■ Your task: Copy out all lines that carry the word "matplotlib".

## START Data block

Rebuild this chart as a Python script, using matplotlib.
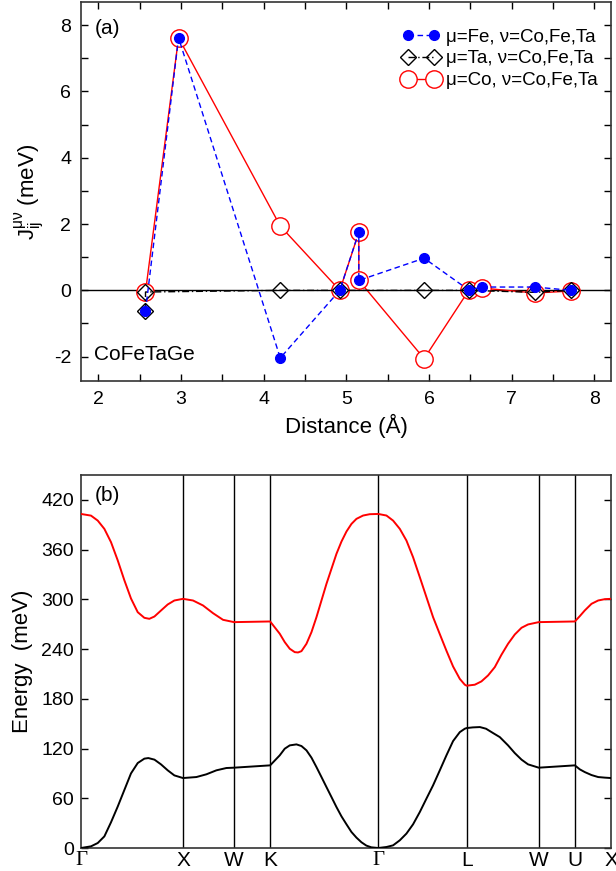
import matplotlib
matplotlib.use("Agg")
import matplotlib.pyplot as plt
from matplotlib.ticker import MultipleLocator

plt.rcParams['font.family'] = ['Liberation Sans', 'DejaVu Sans']
plt.rcParams['mathtext.fontset'] = 'custom'
plt.rcParams['mathtext.rm'] = 'Liberation Sans'
plt.rcParams['mathtext.it'] = 'Liberation Sans'
plt.rcParams['mathtext.bf'] = 'Liberation Sans:bold'
plt.rcParams['axes.unicode_minus'] = False

# ---------------- panel (a): exchange constants ----------------
dist_fe = [2.57, 2.97, 4.20, 4.92, 5.15, 5.15, 5.94, 6.48, 6.64, 7.28, 7.72]
J_fe = [-0.62, 7.62, -2.04, 0.0, 1.76, 0.30, 0.97, 0.01, 0.10, 0.10, 0.0]

dist_ta = [2.57, 2.57, 4.20, 4.92, 5.94, 6.48, 7.28, 7.72]
J_ta = [-0.62, -0.05, 0.0, 0.0, 0.0, 0.0, -0.06, 0.0]

dist_co = [2.57, 2.97, 4.20, 4.92, 5.15, 5.15, 5.94, 6.48, 6.64, 7.28, 7.72]
J_co = [-0.05, 7.62, 1.94, 0.0, 1.75, 0.30, -2.06, 0.0, 0.07, -0.08, -0.02]

label_fe = 'μ=Fe, ν=Co,Fe,Ta'
label_ta = 'μ=Ta, ν=Co,Fe,Ta'
label_co = 'μ=Co, ν=Co,Fe,Ta'

# ---------------- panel (b): magnon bands ----------------
kpath_pos = [0, 1.0, 1.5, 1.854, 2.914, 3.780, 4.487, 4.841, 5.195]
kpath_lab = ['Γ', 'X', 'W', 'K', 'Γ', 'L', 'W', 'U', 'X']

k_up = [0, 0.098, 0.164, 0.229, 0.294, 0.36, 0.425, 0.49, 0.556, 0.621,
        0.67, 0.72, 0.784, 0.85, 0.915, 1.0,
        1.098, 1.196, 1.294, 1.392, 1.5, 1.854, 1.948, 1.997, 2.046, 2.095,
        2.127, 2.161, 2.21, 2.259, 2.308, 2.357, 2.406, 2.455, 2.504, 2.553,
        2.602, 2.651, 2.70, 2.765, 2.83, 2.914,
        2.994, 3.059, 3.125, 3.19, 3.255, 3.321, 3.386, 3.451, 3.517, 3.582,
        3.647, 3.713, 3.762, 3.78, 3.86, 3.925, 3.99, 4.056, 4.121, 4.186,
        4.252, 4.318, 4.382, 4.487, 4.841, 4.889, 4.938, 5.004, 5.069, 5.134,
        5.195]
E_up = [403, 401, 395, 385, 369, 347, 323, 301, 284.5, 277.7,
        276.5, 279.3, 286.5, 293.8, 298.6, 300.6,
        298.6, 292.6, 283.3, 275.3, 272.5, 273.3, 258.5, 248.4, 240.4, 236.3,
        235.9, 237.5, 246.4, 260.4, 278.5, 298.6, 318.7, 336.8, 354.9, 369.7,
        381.8, 391, 397.1, 401.1, 402.7, 403,
        401.1, 395, 385, 370.9, 350.8, 326.7, 302.6, 278.5, 258, 238,
        219, 204, 197, 195.8, 197, 201, 208.2, 218.2, 233.1, 246.4,
        257.6, 265.7, 269.7, 272.5, 273.3, 279.7, 286.6, 294.6, 298.6, 300.2,
        300.6]

k_lo = [0, 0.098, 0.164, 0.229, 0.294, 0.36, 0.425, 0.49, 0.556, 0.621,
        0.66, 0.72, 0.784, 0.85, 0.915, 1.0,
        1.131, 1.229, 1.327, 1.425, 1.5, 1.854, 1.948, 1.997, 2.046, 2.112,
        2.161, 2.21, 2.259, 2.308, 2.357, 2.406, 2.455, 2.504, 2.553, 2.602,
        2.651, 2.7, 2.749, 2.797, 2.846, 2.914,
        2.994, 3.059, 3.125, 3.19, 3.255, 3.321, 3.386, 3.451, 3.517, 3.582,
        3.647, 3.713, 3.762, 3.78, 3.84, 3.91, 3.97, 4.04, 4.105, 4.186,
        4.252, 4.318, 4.382, 4.487, 4.841, 4.889, 4.938, 5.004, 5.069, 5.134,
        5.195]
E_lo = [0, 2, 6, 14, 31, 50, 70, 90, 102.5, 107.8,
        108.5, 106.6, 100.9, 93.7, 87.6, 84.4,
        85.6, 88.9, 93.7, 96.5, 96.9, 99.7, 111.8, 119.8, 123.8, 125,
        123, 117.8, 109, 97.6, 85.6, 73.5, 61.5, 49.4, 38.2, 28.6,
        19.3, 12.5, 6.9, 2.9, 0.8, 0,
        1.2, 3.2, 9.3, 17.4, 28.6, 43.4, 59.6, 75.6, 93.7, 111.8,
        129, 139.8, 143.9, 144.7, 145.5, 145.9, 143.9, 138.6, 133.8, 123.8,
        114.5, 106.6, 100.9, 96.9, 99.7, 94.9, 91.6, 88, 85.6, 84.9,
        84.4]

W, H = 616, 871
fig = plt.figure(figsize=(W / 100, H / 100), dpi=100)

ax1 = fig.add_axes([81 / W, 1 - 381.5 / H, 530 / W, (381.5 - 2) / H])
ax1.axhline(0, color='black', lw=1.0, zorder=1)
ax1.plot(dist_co, J_co, '-', color='red', lw=1.0, marker='o', ms=12.5,
         mfc='white', mec='red', mew=1.0, label=label_co, zorder=2)
ax1.plot(dist_ta, J_ta, color='black', lw=1.0, ls=(0, (5, 2, 1, 2)),
         marker='D', ms=8, mfc='none', mec='black', mew=1.0,
         label=label_ta, zorder=3)
ax1.plot(dist_fe, J_fe, color='blue', lw=1.0, ls=(0, (4, 2.5)), marker='o',
         ms=7, mfc='blue', mec='blue', label=label_fe, zorder=4)

ax1.set_xlim(1.79, 8.2)
ax1.set_ylim(-2.75, 8.7)
ax1.xaxis.set_major_locator(MultipleLocator(1))
ax1.xaxis.set_minor_locator(MultipleLocator(0.5))
ax1.yaxis.set_major_locator(MultipleLocator(2))
ax1.yaxis.set_minor_locator(MultipleLocator(1))
ax1.tick_params(which='both', direction='in', top=True, right=True,
                length=5, width=1.0, labelsize=14, pad=7)
ax1.set_xlabel('Distance (Å)', fontsize=16, labelpad=4)
ax1.set_ylabel(r'J$_{ij}^{\mu\nu}$ (meV)', fontsize=16, labelpad=6)
ax1.text(0.025, 0.955, '(a)', transform=ax1.transAxes, fontsize=15,
         va='top', ha='left')
ax1.text(0.025, 0.045, 'CoFeTaGe', transform=ax1.transAxes, fontsize=15,
         va='bottom', ha='left')
h, l = ax1.get_legend_handles_labels()
order = [2, 1, 0]
ax1.legend([h[i] for i in order], [l[i] for i in order], loc='upper right',
           bbox_to_anchor=(1.0, 0.965), frameon=False, fontsize=13.5,
           numpoints=2, handlelength=2.0, handletextpad=0.35,
           labelspacing=0.25, borderaxespad=0.3, borderpad=0.4)
for s in ax1.spines.values():
    s.set_linewidth(1.2)
    s.set_color('#333333')

ax2 = fig.add_axes([81 / W, 1 - 848 / H, 530 / W, (848 - 475) / H])
for kp in kpath_pos[1:-1]:
    ax2.axvline(kp, color='black', lw=1.0, zorder=1)
ax2.plot(k_up, E_up, color='red', lw=1.4, zorder=3)
ax2.plot(k_lo, E_lo, color='black', lw=1.4, zorder=3)
ax2.set_xlim(kpath_pos[0], kpath_pos[-1])
ax2.set_ylim(0, 450)
ax2.set_yticks(range(0, 421, 60))
ax2.set_xticks(kpath_pos)
ax2.set_xticklabels(kpath_lab)
for t, lab in zip(ax2.get_xticklabels(), kpath_lab):
    if lab == 'Γ':
        t.set_fontfamily(['Liberation Serif', 'DejaVu Serif'])
        t.set_fontsize(17)
ax2.tick_params(axis='y', direction='in', right=True, length=5, width=1.0,
                labelsize=14, pad=5)
ax2.tick_params(axis='x', length=0, labelsize=15, pad=2)
ax2.set_ylabel('Energy  (meV)', fontsize=16, labelpad=6)
ax2.text(0.025, 0.97, '(b)', transform=ax2.transAxes, fontsize=15,
         va='top', ha='left')
for s in ax2.spines.values():
    s.set_linewidth(1.2)
    s.set_color('#333333')

fig.savefig('out.png', dpi=100)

## END Data block

■ Solved problem:
Rebuild this chart as a Python script, using matplotlib.
import matplotlib
matplotlib.use("Agg")
import matplotlib.pyplot as plt
from matplotlib.ticker import MultipleLocator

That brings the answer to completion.